Wake up call, people: Memory Does Not Equal The Truth.

     Stories have always been manipulated to suit the needs of a community in which they are told. Tribal stories on all continents expand and contract to encompass the developing needs of the community in which they are told. In the latest issue of Poets and Writers magazine, Brandi Reissenweber talks about a trip with her friend, one of the Lost Boys of Sudan, back to what was once his village in Africa. “In the oral tradition,” she writes, “a tale is reimagined and reinterpreted by each new teller…By tapping into a story everyone…knows well, one that exemplifies struggle and success, the [storyteller causes] the overall tone to brighten.” The impression I got from her story is that in the community there, everyone gets to speak, everyone tells his point of view and every point of view is different, every memory is different based on where the teller stood, and all tales are adapted to fit the current situation, the needs of the people, the purpose at hand.

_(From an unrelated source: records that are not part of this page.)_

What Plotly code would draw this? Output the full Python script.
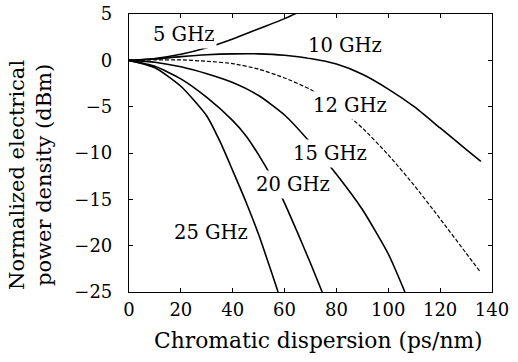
import plotly.graph_objects as go

# Chromatic dispersion (ps/nm) and normalized power (dBm)
d5 = [0, 10, 20, 30, 40, 50, 60, 67]
p5 = [0, 0.2, 0.65, 1.35, 2.3, 3.4, 4.5, 5.4]

d10 = [0, 10, 20, 30, 40, 50, 60, 70, 80, 90, 100, 110, 120, 130, 135.7]
p10 = [0, 0.15, 0.4, 0.6, 0.7, 0.7, 0.55, 0.2, -0.4, -1.5, -3.1, -5.0, -7.3, -9.6, -10.9]

d12 = [0, 10, 20, 30, 40, 50, 60, 70, 80, 90, 100, 110, 120, 130, 135.7]
p12 = [0, 0.05, 0.05, -0.1, -0.35, -0.95, -1.9, -3.15, -4.95, -7.3, -10.2, -13.5, -17.1, -20.8, -22.9]

d15 = [0, 10, 20, 30, 40, 50, 60, 70, 80, 90, 100, 106.4]
p15 = [0, -0.2, -0.7, -1.45, -2.4, -3.8, -5.9, -8.9, -12.3, -16.1, -20.9, -25]

d20 = [0, 10, 20, 30, 40, 45, 50, 55, 60, 65, 70, 74.5]
p20 = [0, -0.65, -2.0, -4.0, -6.5, -8.1, -10.2, -12.6, -15.4, -18.6, -21.9, -25]

d25 = [0, 10, 20, 30, 35, 40, 45, 50, 55, 57.5]
p25 = [0, -0.8, -2.8, -6.0, -8.7, -11.9, -15.2, -18.8, -22.9, -25]

labels = ["5 GHz", "10 GHz", "12 GHz", "15 GHz", "20 GHz", "25 GHz"]
label_x = [21.2, 83.3, 85.2, 77.5, 63.1, 31.8]
label_y = [2.8, 1.6, -4.82, -10.05, -13.45, -18.6]
label_pad = [2, 0, 2, 2, 2, 2]

x_ticks = [0, 20, 40, 60, 80, 100, 120, 140]
y_ticks = [-25, -20, -15, -10, -5, 0, 5]

FONT = "DejaVu Serif"

fig = go.Figure()
series = [(d5, p5, "solid", 1.6), (d10, p10, "solid", 1.6), (d12, p12, "4px,2px", 1.2),
          (d15, p15, "solid", 1.6), (d20, p20, "solid", 1.6), (d25, p25, "solid", 1.6)]
for (xs, ys, dash, w), name in zip(series, labels):
    fig.add_trace(go.Scatter(x=xs, y=ys, mode="lines", name=name,
                             line=dict(color="black", width=w, dash=dash, shape="spline", smoothing=0.6)))

for t, lx, ly, pad in zip(labels, label_x, label_y, label_pad):
    fig.add_annotation(x=lx, y=ly, text=t, showarrow=False, bgcolor="white", borderpad=pad,
                       font=dict(family=FONT, size=19.5, color="black"))

# axis titles placed as annotations (paper coordinates)
fig.add_annotation(xref="paper", yref="paper", x=0.522, y=-0.175, text="Chromatic dispersion (ps/nm)",
                   showarrow=False, xanchor="center", yanchor="middle",
                   font=dict(family=FONT, size=21.8, color="black"))
fig.add_annotation(xref="paper", yref="paper", x=-0.27, y=0.421,
                   text="Normalized electrical<br>power density (dBm)", textangle=-90,
                   showarrow=False, xanchor="center", yanchor="middle",
                   font=dict(family=FONT, size=21, color="black"))

axis_common = dict(showgrid=False, zeroline=False, showline=True, linecolor="black", linewidth=1.2,
                   mirror="ticks", ticks="inside", ticklen=4, tickwidth=1, tickcolor="black",
                   automargin=False,
                   tickfont=dict(family=FONT, size=18, color="black"))

fig.update_xaxes(range=[0, 140], tickvals=x_ticks, ticklabelstandoff=1, **axis_common)
fig.update_yaxes(range=[-25, 5], tickvals=y_ticks, ticklabelstandoff=12, **axis_common)

fig.update_layout(width=518, height=362, margin=dict(l=129, r=26, t=14, b=70),
                  showlegend=False, plot_bgcolor="white", paper_bgcolor="white")

fig.write_html("out.html")
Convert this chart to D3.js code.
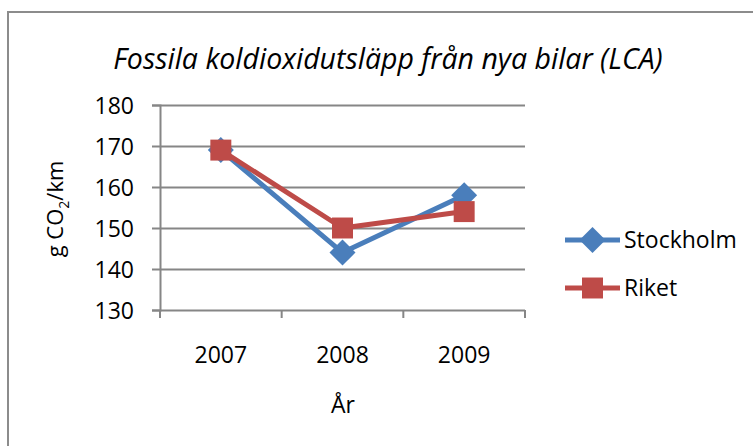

         Theories of memoir, of memory, of creative non-fiction, (check out this link too) seem to be way more complicated than the popular and commercial culture’s view of what constitutes Memoir. Rosenblatt’s story was not “truth,” but as he put it, it was true to him. According to the front page New York Times article about his fabrication, he says, “I wanted to bring happiness to people, to remind them not to hate, but to love and tolerate all people,” he wrote in the statement. “In my dreams, Roma will always throw me an apple, but I now know it is only a dream.”

     Oprah apparently told the Rosenblatts, “You have become the beautiful metaphor for what love can be, for endurance, and fate and destiny.”

     Faulkner wrote: “Memory believes before knowing remembers. Believes longer than recollects, longer than knowing even wonders.”

     So the future of agenting memoirs is uncertain; too bad for the author I had hoped to represent, too bad for the publishing industry, and too bad for the world of readers who would benefit from the knowing, or, perhaps more importantly, the feeling that these books of memory evoke.

     This is a time of DNA testing. This is a time when our culture is expecting 100% transparency. In some cases this is good. But dare I suggest that Anne Frank did not undergo this scrutiny in her day? Please don’t subject her to it now. In no way will any “truth” take away from the impact of her book on our collective consciousness.

     Understand that I’m not excusing lying to one’s agent or co-authors about the truth of a story; too much is at stake for everyone. But I am wondering if it isn’t time for a complication of the understanding, definition, and appreciation of memoir outside of academia. Until publishers and pop and commercial culture agree to complicate their definitions creative-non fiction, and perhaps even accept memory as fallible, only Forensic Geneologists will have steady work.